То, что нам не нравится в других людях, — скорее всего, отражает наши собственные проблемы. Мы в каком-то смысле проецируем их на других. Что-то похожее происходит, когда мы влюбляемся. Человек, в которого ты влюбляешься, — зеркальное отражение того, что происходит с нами в данный момент. Мы проецируем на него наш собственный внутренний мир, и, возможно, он помогает нам что-то понять о себе. Эта восторженность и взволнованность влюбленных на самом деле идет от тех перемен, которые происходят в них самих.
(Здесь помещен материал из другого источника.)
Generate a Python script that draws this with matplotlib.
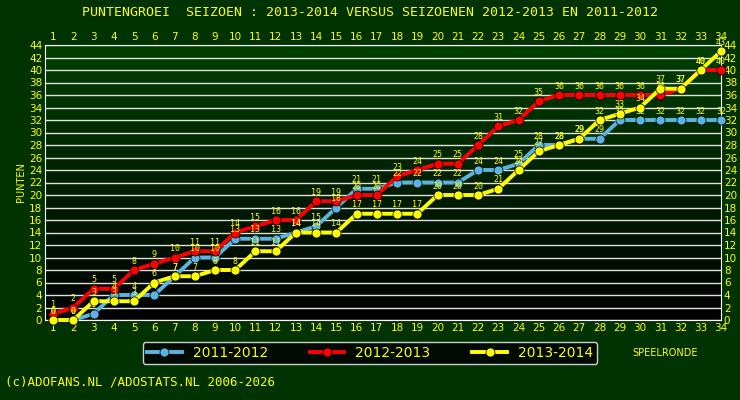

А через два года ты вдруг перестаешь проецировать на этого человека что-то свое — может быть, потому что ты сам уже изменился — и не понимаешь, что у вас могло быть общего.

— В каком репертуаре вы чувствуете себя наиболее уверенно?
— Я дирижировал и операми (в том числе редкими), и симфонической музыкой, а в начале карьеры много исполнял современный репертуар. Если делить по «национальному» признаку, то, наверное, я больше дирижировал итальянским репертуаром. Во многих театрах существует практика приглашать дирижеров на их «родной» репертуар: французы дирижируют Бизе, русские — Чайковским, итальянцы — Верди. Считается, что «родной» музыкальный язык более естествен для дирижера. И доля правды в этом есть. Но я не замыкаюсь на итальянском репертуаре.
Конечно, лучше, если дирижер говорит на том языке, на котором написано произведение. Я дирижировал «Волшебной флейтой», хорошо зная текст либретто и его перевод, но я не говорю по-немецки, и, конечно, обратить внимание певцов на какие-то языковые тонкости не мог. Но музыка говорит по другую сторону слов. Она имеет всеобъемлющее значение. «Волшебная флейта» — это столько опер сразу! Это и сказка, смысл которой очень хорошо считывают дети, и серьезная опера, которая говорит о глобальных вещах — о любви, братстве, человеческом предназначении. Давать «Флейте» только игровой или только «серьезный» смысл, значит, ограничивать ее. «Флейта» включает в себя многое. Как и мы сами.
Люди часто сталкиваются с проблемой расколотого «я». Как в «Странной истории доктора Джекила и мистера Хайда». Мы слишком идентифицируем себя и часто не можем примирить свои разные сущности, а во всех нас есть и доктор Джекил, и мистер Хайд.

Мы вообще привыкли все разделять. Наша система мышления дуалистична: нам надо противопоставлять свет и тьму, мужское начало и женское. И мы часто забываем, что на самом деле они неотделимы друг от друга. Это две стороны одной медали, Инь и Ян. Когда моему младшему сыну было три или четыре года, мы как-то с ним спускались в гараж. Он очень резво побежал вниз, и я стал его останавливать: не беги, а то упадешь — здесь спуск. Он выучил новое слово и был очень доволен. Тогда я ему сказал: а теперь обернись, видишь, это называется подъем. А дорога-то — одна. Иногда достаточно изменить точку зрения, и спуск превратится в подъем.